6. Limitations and Challenges

Dataset design is shaped by practical and historical constraints:

Hardware-Imposed Orchestration Limits:
- NES-MDB and NES-VMDB enforce four parallel channels (no sampling/PCM), limiting orchestration richness (Donahue et al., 2018, Cardoso et al., 2024).
- YM2413-MDB restricts instrumentation to YM2413 presets, with variable instrument fidelity and fixed drum channel (Choi et al., 2022).
Discrete versus Continuous Control:
- Expressive controls in NES-MDB are quantized (4-bit velocity, 2-bit timbre), which differs from acoustic instrument phrasing (Donahue et al., 2018).
Annotation Subjectivity and Coverage:
- Emotion tags in YM2413-MDB involve verifier agreement (average κ ≈ 0.72); structural segmentations in SAVGM reflect annotator perceptions, thus studies include inter-annotator reliability (Luo et al., 19 Jan 2026, Choi et al., 2022).
Temporal and Genre Coverage:
- SAVGM focuses on post-2000 OSTs; NES-MDB and YM2413-MDB represent 80s/early 90s hardware. Newer genres and production styles may be underrepresented in available datasets (Donahue et al., 2018, Choi et al., 2022, Luo et al., 19 Jan 2026).

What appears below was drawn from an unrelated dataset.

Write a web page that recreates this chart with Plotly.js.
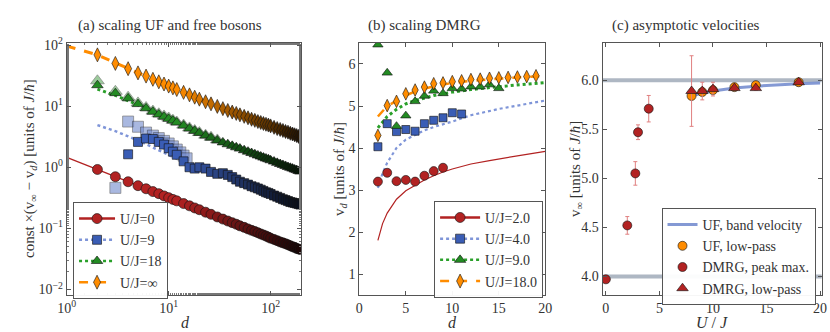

Redundant Frames and Tempo Inference:
- NES-MDB's fixed 24 Hz rate introduces ≈83% redundancy (few change events per frame), POI-based approaches mitigate biased evaluation (Donahue et al., 2018).
- Absence of explicit tempo data in NES datasets requires tempo inference via audio analysis or sampling at fixed grid.

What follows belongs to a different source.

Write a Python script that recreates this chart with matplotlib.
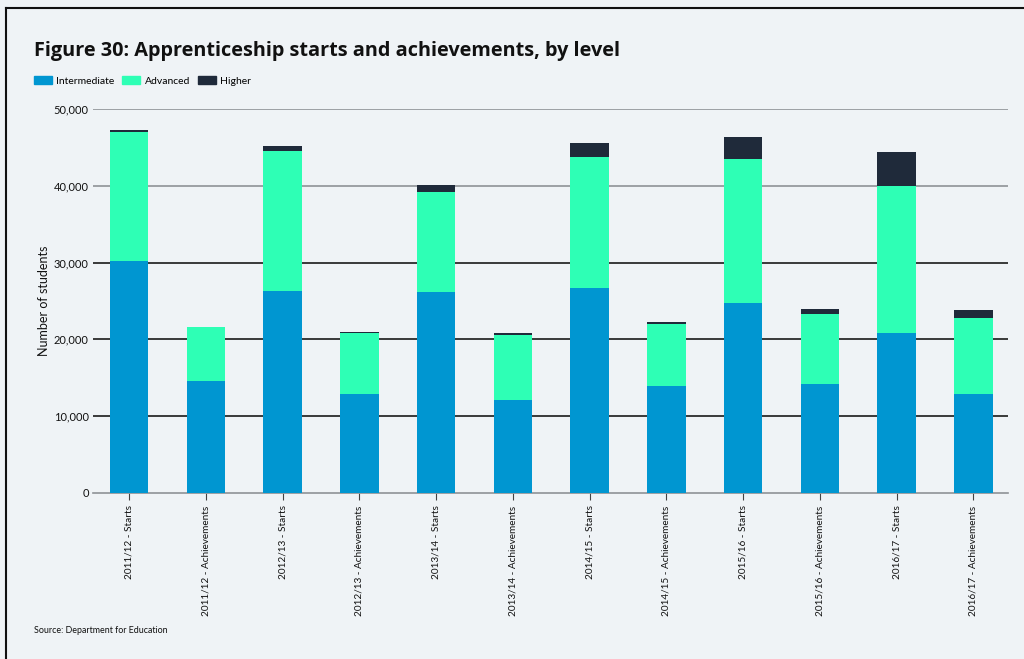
import matplotlib.pyplot as plt
from matplotlib.lines import Line2D
from matplotlib.patches import Patch
from matplotlib.ticker import FuncFormatter
import numpy as np

## categorías
years = ["2011/12", "2012/13", "2013/14", "2014/15", "2015/16", "2016/17"]
kinds = ["Starts", "Achievements"]
labels = [f"{y} - {k}" for y in years for k in kinds]

## valores por nivel (número de estudiantes)
intermediate = [30200, 14540, 26340, 12890, 26130, 12070,
                26650, 13930, 24780, 14150, 20870, 12930]
advanced = [16800, 7030, 18230, 7980, 13100, 8540,
            17140, 8030, 18750, 9110, 19100, 9860]
higher = [270, 0, 570, 130, 870, 180,
          1820, 260, 2860, 700, 4470, 1080]

bg = "#eff3f6"
c_int = "#0096d1"
c_adv = "#2effb5"
c_high = "#1f2a3a"
gray = "#8e9296"

plt.rcParams['font.family'] = ['Lato', 'DejaVu Sans']

fig = plt.figure(figsize=(10.24, 6.59), dpi=100, facecolor=bg)
ax = fig.add_axes([0.0908, 0.2519, 0.8935, 0.5827], facecolor=bg)

x = np.arange(len(labels))
w = 0.5
b1 = np.array(intermediate)
b2 = b1 + np.array(advanced)
ax.bar(x, intermediate, w, color=c_int, zorder=3, label="Intermediate")
ax.bar(x, advanced, w, bottom=b1, color=c_adv, zorder=3, label="Advanced")
ax.bar(x, higher, w, bottom=b2, color=c_high, zorder=3, label="Higher")

ax.set_xlim(-0.47, len(labels) - 0.55)
ax.set_ylim(0, 50000)
ax.set_yticks(np.arange(0, 50001, 10000))
ax.yaxis.set_major_formatter(FuncFormatter(lambda v, p: f"{int(v):,}"))

## líneas de grilla: las dos de arriba grises, el resto oscuras
ax.grid(True, axis='y', zorder=0, linewidth=1.2)
for val, gl in zip(ax.get_yticks(), ax.get_ygridlines()):
    gl.set_color(gray if val >= 40000 else "#1a1a1a")
    if val == 0:
        gl.set_visible(False)

for s in ["top", "right", "left"]:
    ax.spines[s].set_visible(False)
ax.spines["bottom"].set_color(gray)
ax.spines["bottom"].set_linewidth(1.2)

ax.set_xticks(x)
ax.set_xticklabels(labels, rotation=90, fontsize=7.2, color="#111")
ax.tick_params(axis='x', length=5, color="#444", pad=4)
ax.tick_params(axis='y', length=0, labelsize=8, pad=3, labelcolor="#111")

ax.set_ylabel("Number of students", fontsize=9, color="#111", labelpad=3)

## título, leyenda y fuente
fig.text(0.033, 0.922, "Figure 30: Apprenticeship starts and achievements, by level",
         fontsize=14.3, fontweight='bold', color="#111", va='center',
         family=['Open Sans', 'DejaVu Sans'])
handles = [Patch(color=c_int), Patch(color=c_adv), Patch(color=c_high)]
fig.legend(handles, ["Intermediate", "Advanced", "Higher"], loc='center left',
           bbox_to_anchor=(0.033, 0.877), ncol=3, frameon=False, fontsize=7.5,
           borderpad=0, borderaxespad=0,
           handlelength=1.75, handleheight=0.75, handletextpad=0.4, columnspacing=0.75)
fig.text(0.033, 0.043, "Source: Department for Education", fontsize=6.4, color="#111", va='center')

## marco superior e izquierdo
fig.add_artist(Line2D([0.006, 1.0], [0.988, 0.988], color="#111", linewidth=1.5))
fig.add_artist(Line2D([0.006, 0.006], [0.0, 0.988], color="#111", linewidth=1.5))

fig.savefig("out.png", dpi=100, facecolor=bg)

A plausible implication is that research requiring richer orchestration or naturalistic phrasing may require integration with datasets beyond the current scope, and that annotation subjectivity underscores the need for reproducible labeling protocols. Increasing corpus diversity and producing open-access datasets with standardized splits would further benefit evaluation and downstream deployment.